There have been no IPOs on the New York Stock Exchange since Dec. 18, when financial technology company went public, marking the second-longest drought in the exchange's history, according to Dealogic, a New York-based financial services firm.
The last time the NYSE encountered a similar drought was during the financial crisis, when there were only two offerings from Aug. 7, 2008, until Feb. 10, 2009.
"You look at the whole stock market, and it's moving back to a more value-oriented [mentality] from a more growth-oriented mentality," Kim Forrest, senior equity analyst at Fort Pitt Capital, said in a phone interview. "I think that change could make people pull their IPOs till later."
Netflix's shares are down more than 12 percent year to date, and Amazon's have fallen more than 16 percent. Both stocks more than doubled in 2015.
Nonetheless, Kathleen Smith, principal and manager of IPO-focused ETFs at Renaissance Capital, said she expects activity to pick up come Easter time, when most companies file their year-end reports.
"We don't think we're at the 2008-2009 period," she said. "We're going to see good companies go public."

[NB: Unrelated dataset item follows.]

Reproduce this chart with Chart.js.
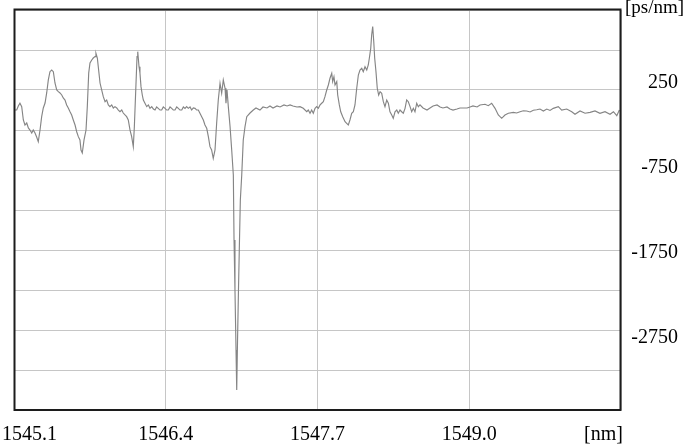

Smith also noted that, as market volatility keeps falling, more companies will feel more comfortable going public.
The CBOE Volatility Index, or the VIX, a popular fear gauge in the market, has dropped about 50 percent since the S&P 500 hit its Feb. 11 intraday low of 1,810.10. Since then, the benchmark U.S. index has gained more than 11 percent.
Also, the Renaissance Capital IPO ETF has gained more than 18 percent since Feb. 11.